▸ Exercise:
Which lines hold the word "matplotlib"? Copy each of them from the material.

▸ Data records:
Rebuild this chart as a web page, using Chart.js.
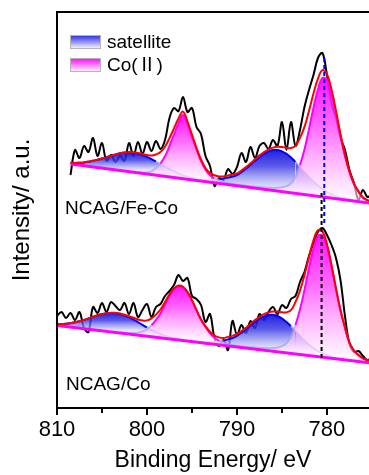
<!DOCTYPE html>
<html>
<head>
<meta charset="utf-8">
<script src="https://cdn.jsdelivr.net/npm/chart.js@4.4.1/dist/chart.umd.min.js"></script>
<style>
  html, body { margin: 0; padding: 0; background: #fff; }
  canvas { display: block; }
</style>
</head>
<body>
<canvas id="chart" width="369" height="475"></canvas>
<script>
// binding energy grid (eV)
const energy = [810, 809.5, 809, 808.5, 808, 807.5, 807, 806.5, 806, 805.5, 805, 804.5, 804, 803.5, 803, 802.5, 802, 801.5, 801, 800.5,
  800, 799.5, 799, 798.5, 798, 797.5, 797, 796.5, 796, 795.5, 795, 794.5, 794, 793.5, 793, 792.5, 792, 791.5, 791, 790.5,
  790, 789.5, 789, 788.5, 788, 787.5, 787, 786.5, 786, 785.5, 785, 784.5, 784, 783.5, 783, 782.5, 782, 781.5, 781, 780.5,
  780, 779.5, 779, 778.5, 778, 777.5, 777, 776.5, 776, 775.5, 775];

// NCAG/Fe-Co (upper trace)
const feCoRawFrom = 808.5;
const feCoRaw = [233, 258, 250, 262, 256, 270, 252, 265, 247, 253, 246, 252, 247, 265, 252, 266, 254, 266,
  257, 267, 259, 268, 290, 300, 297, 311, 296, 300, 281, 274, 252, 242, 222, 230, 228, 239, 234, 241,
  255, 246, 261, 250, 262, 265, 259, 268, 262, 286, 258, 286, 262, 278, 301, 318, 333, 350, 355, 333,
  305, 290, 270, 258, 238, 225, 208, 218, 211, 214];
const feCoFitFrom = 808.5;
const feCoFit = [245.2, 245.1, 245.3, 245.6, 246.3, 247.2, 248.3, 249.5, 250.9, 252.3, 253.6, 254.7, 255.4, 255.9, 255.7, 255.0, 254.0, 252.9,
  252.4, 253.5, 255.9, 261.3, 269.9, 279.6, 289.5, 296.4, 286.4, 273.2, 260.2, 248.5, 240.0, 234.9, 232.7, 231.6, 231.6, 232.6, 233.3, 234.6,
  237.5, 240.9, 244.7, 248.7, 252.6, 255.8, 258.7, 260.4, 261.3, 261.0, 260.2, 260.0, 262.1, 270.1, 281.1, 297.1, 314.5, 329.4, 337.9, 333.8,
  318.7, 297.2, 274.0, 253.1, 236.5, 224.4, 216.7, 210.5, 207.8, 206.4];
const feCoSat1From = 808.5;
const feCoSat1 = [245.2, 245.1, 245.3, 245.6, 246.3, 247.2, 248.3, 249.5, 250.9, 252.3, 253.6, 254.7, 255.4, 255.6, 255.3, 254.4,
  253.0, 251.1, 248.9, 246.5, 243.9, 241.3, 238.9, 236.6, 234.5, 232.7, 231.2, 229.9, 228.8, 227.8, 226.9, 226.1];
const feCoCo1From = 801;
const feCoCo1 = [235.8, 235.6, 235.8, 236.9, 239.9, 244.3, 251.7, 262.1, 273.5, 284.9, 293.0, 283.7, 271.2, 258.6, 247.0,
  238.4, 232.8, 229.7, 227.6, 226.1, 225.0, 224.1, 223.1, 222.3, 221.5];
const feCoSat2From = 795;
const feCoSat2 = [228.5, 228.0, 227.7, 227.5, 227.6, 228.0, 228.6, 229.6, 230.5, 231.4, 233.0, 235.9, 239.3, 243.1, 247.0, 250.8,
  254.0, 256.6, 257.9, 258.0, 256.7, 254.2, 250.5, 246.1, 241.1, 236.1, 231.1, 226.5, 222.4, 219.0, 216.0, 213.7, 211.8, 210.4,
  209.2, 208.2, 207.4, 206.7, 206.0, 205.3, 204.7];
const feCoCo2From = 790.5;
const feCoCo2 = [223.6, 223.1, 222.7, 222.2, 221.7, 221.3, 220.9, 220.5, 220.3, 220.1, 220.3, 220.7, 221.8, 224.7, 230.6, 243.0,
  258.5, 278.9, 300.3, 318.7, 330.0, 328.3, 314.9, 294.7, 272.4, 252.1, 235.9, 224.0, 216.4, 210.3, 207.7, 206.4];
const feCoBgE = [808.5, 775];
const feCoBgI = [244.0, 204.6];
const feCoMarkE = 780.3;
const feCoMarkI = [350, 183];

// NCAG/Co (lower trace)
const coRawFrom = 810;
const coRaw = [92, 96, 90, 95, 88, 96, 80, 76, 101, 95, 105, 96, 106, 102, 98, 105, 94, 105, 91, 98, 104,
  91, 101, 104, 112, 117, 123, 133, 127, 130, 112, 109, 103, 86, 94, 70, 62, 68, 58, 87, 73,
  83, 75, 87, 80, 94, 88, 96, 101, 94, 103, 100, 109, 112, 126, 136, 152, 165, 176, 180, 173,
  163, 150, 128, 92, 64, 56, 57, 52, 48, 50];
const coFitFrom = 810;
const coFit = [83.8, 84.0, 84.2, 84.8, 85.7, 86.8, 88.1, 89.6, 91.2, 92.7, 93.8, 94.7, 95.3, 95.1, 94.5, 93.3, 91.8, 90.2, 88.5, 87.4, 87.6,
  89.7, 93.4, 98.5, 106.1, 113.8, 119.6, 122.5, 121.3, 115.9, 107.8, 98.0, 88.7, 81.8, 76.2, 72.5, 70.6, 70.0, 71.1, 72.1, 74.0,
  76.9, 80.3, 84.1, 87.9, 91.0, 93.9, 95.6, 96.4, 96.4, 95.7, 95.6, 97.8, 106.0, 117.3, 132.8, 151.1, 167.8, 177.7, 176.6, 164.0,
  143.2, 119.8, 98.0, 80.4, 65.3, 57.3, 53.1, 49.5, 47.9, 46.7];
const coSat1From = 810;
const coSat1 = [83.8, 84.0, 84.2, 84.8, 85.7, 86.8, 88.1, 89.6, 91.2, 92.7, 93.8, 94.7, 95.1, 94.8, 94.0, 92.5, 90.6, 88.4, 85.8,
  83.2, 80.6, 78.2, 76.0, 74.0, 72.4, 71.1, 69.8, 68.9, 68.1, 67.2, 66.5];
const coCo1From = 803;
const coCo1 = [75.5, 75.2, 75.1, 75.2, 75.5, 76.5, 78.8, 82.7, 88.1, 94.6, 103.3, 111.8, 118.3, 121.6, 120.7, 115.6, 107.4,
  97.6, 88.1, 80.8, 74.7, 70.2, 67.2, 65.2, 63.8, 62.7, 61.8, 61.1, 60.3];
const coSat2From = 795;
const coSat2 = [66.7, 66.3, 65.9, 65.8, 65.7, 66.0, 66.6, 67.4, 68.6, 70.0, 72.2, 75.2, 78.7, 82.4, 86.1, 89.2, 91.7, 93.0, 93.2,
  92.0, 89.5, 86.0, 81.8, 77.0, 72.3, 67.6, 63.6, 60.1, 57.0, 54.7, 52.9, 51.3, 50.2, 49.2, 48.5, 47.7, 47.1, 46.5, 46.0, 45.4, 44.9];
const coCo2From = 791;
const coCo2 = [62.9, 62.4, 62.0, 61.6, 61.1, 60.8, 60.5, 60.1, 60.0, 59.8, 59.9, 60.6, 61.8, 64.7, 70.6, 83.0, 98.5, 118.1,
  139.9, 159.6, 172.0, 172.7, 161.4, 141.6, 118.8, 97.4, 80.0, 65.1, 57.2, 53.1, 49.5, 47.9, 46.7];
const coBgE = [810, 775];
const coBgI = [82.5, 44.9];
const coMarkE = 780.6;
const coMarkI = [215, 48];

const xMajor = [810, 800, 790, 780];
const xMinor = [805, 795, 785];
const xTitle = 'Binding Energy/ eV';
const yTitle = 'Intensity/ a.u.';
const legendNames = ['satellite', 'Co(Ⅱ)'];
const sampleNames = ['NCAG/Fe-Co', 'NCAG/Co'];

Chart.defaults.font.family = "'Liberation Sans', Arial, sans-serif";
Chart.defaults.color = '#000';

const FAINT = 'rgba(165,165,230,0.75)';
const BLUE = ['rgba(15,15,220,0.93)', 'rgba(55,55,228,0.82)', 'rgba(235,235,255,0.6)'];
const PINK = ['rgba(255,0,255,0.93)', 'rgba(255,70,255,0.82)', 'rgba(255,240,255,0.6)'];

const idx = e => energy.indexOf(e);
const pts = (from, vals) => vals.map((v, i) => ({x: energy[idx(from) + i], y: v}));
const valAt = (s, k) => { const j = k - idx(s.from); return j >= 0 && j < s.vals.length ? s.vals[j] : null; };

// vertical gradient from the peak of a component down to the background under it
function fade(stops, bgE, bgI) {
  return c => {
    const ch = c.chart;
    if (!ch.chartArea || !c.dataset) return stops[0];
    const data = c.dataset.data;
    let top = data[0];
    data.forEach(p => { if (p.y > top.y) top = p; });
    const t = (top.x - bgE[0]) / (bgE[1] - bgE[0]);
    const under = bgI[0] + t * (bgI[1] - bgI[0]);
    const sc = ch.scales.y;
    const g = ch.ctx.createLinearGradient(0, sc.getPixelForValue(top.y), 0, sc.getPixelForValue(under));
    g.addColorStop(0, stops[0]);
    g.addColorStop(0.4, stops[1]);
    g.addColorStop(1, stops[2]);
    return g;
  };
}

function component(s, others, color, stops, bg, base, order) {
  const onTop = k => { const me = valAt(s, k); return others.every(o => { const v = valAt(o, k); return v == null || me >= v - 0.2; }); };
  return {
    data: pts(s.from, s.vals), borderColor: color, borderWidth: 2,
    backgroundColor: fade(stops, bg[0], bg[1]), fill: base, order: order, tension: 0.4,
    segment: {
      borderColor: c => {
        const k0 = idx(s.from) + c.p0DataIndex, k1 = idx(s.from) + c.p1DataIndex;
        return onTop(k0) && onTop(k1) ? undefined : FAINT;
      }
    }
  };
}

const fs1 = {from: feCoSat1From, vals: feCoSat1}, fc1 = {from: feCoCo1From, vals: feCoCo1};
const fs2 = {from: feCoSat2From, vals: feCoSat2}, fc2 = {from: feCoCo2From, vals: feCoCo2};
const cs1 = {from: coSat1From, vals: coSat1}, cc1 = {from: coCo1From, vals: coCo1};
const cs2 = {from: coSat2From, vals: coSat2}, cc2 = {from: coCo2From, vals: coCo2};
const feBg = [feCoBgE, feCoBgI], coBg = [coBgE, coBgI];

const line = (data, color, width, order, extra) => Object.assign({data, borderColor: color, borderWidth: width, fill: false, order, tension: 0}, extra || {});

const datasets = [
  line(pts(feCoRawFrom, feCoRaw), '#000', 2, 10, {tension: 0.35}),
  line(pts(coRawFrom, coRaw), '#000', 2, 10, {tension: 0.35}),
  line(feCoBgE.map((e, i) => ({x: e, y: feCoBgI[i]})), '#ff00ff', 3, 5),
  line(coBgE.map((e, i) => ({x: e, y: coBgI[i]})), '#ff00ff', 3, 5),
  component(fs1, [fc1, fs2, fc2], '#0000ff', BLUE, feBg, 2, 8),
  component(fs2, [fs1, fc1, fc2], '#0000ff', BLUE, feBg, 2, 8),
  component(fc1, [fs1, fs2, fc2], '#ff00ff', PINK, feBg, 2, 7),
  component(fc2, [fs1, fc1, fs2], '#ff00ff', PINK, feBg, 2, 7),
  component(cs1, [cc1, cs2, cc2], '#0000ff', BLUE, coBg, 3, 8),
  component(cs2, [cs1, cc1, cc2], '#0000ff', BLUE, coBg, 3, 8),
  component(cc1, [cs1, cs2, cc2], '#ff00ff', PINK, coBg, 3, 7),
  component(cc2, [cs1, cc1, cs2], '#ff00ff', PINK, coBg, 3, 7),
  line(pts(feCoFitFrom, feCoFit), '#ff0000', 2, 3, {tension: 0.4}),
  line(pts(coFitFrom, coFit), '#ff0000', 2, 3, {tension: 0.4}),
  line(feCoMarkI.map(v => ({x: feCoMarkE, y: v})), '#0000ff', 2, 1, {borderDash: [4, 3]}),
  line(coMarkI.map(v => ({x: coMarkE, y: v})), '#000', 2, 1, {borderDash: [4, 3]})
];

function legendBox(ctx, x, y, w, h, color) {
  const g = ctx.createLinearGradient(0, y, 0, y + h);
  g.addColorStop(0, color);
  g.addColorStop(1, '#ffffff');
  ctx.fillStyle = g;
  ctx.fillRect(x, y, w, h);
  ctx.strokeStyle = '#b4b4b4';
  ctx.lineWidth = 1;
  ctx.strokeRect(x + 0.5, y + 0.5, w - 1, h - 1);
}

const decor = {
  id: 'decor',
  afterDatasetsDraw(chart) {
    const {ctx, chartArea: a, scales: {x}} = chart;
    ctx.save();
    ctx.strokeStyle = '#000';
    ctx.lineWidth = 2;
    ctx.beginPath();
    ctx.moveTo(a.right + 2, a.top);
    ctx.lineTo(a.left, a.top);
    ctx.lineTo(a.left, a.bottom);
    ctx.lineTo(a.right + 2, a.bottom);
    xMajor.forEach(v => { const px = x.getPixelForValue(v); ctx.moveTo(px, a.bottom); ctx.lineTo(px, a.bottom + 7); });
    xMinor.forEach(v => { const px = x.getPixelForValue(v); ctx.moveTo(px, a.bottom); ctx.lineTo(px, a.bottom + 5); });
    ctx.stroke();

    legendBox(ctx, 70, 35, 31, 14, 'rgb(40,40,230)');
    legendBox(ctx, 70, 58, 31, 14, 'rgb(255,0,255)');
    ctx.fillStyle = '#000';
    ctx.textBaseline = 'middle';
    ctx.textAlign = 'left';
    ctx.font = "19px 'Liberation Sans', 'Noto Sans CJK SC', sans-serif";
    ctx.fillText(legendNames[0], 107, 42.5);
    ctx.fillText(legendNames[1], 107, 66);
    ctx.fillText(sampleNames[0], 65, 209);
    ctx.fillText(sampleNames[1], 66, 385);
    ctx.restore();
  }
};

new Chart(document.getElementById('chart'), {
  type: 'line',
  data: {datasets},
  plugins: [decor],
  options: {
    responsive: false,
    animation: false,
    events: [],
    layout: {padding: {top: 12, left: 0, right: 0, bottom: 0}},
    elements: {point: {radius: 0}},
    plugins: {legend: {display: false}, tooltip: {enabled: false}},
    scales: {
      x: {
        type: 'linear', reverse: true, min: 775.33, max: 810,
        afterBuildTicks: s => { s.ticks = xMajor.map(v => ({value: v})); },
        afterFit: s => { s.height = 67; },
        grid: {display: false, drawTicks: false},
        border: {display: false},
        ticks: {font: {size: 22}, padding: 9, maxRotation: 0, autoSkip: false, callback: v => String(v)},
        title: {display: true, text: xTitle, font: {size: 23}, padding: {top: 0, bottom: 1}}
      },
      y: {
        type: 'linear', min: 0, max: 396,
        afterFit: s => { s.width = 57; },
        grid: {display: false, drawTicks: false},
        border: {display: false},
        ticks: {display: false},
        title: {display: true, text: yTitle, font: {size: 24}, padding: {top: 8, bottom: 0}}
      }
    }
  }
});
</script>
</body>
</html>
---
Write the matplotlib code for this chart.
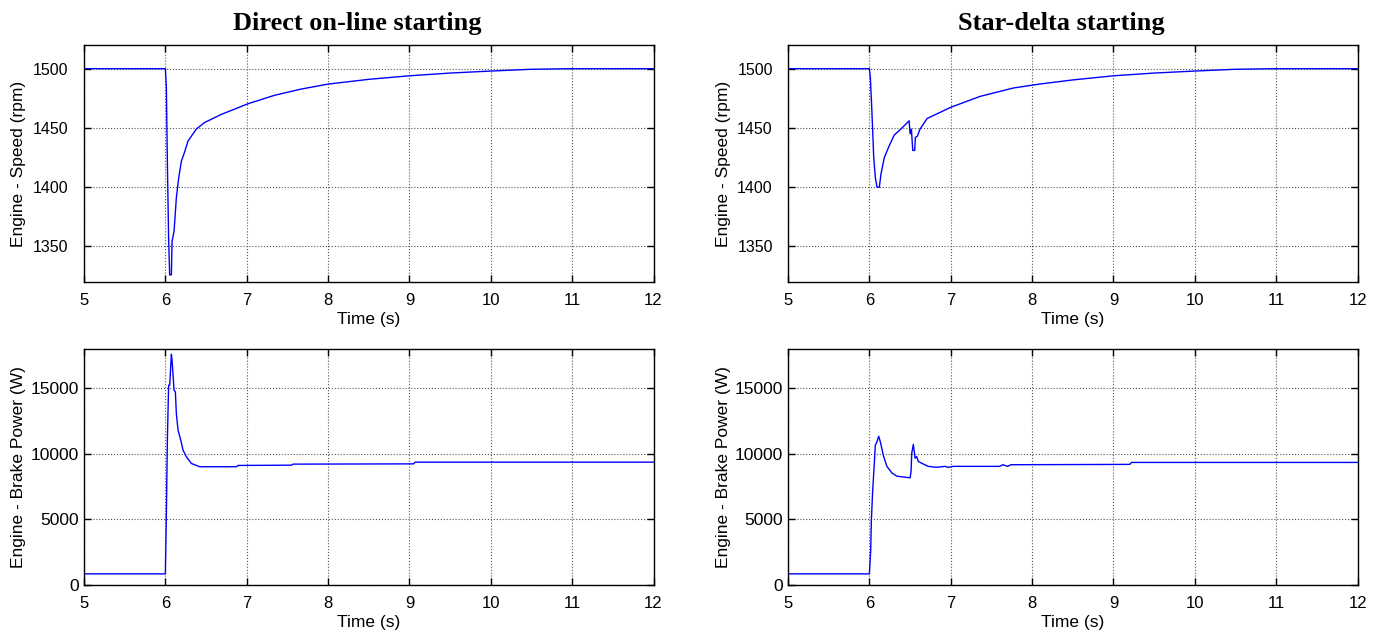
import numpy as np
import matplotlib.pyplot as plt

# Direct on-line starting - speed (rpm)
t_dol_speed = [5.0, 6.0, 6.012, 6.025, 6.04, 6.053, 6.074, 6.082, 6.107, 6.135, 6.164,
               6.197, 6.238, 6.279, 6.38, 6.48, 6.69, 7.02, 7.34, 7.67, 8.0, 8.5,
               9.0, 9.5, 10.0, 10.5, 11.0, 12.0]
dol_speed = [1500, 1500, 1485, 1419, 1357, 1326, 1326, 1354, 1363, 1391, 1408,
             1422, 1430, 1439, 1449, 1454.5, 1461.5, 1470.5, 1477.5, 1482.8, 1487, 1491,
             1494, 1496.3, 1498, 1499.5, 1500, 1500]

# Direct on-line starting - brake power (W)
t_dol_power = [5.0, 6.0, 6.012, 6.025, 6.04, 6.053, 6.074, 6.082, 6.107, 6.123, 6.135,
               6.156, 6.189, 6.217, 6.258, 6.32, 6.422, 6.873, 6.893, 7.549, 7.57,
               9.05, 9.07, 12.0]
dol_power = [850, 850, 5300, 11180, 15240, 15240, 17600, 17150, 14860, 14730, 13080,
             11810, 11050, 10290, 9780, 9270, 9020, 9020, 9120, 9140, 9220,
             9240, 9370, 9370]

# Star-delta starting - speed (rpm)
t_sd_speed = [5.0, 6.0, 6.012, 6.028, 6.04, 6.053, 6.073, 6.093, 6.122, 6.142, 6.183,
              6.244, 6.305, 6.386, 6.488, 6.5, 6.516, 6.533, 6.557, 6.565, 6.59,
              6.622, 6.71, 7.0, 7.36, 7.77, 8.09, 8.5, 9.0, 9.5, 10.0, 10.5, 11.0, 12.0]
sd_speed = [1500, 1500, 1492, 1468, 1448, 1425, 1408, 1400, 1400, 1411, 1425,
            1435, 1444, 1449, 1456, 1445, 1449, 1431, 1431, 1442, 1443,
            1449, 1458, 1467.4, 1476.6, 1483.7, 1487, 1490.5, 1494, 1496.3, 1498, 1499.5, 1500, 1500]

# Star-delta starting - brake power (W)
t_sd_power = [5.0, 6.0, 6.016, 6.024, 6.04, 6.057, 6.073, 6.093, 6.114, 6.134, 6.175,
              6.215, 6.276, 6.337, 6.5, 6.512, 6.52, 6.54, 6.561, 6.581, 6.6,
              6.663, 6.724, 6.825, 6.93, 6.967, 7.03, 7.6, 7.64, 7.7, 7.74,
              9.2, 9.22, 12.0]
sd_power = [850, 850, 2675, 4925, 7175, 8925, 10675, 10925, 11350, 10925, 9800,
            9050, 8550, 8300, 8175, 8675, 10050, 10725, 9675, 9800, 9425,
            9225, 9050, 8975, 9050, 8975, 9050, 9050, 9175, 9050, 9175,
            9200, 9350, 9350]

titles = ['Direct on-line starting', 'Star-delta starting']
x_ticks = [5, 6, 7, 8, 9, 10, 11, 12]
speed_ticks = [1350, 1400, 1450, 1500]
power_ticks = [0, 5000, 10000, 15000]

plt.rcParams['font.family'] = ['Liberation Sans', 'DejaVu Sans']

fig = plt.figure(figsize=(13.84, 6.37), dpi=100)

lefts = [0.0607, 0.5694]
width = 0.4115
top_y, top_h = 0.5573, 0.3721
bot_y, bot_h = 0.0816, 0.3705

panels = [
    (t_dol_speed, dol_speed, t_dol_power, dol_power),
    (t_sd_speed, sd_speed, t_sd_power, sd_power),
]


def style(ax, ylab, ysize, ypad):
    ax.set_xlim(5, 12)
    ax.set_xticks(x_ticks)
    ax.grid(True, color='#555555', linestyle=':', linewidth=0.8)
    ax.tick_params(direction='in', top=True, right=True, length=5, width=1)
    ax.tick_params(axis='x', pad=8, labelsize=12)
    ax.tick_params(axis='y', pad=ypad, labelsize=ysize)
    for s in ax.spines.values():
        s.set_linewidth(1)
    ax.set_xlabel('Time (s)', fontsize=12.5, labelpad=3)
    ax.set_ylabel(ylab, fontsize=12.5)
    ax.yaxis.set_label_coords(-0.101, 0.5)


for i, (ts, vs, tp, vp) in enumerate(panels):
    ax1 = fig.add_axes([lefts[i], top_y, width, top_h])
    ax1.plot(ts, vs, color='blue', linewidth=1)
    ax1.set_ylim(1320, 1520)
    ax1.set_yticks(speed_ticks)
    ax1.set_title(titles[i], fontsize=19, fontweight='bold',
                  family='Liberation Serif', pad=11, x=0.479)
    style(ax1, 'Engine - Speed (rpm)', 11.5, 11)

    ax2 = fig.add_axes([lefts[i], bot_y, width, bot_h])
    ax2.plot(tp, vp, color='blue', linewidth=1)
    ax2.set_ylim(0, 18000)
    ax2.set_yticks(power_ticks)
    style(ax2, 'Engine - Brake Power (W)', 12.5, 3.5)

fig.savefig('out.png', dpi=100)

▸ Worked answer:
Write the matplotlib code for this chart.
import matplotlib.pyplot as plt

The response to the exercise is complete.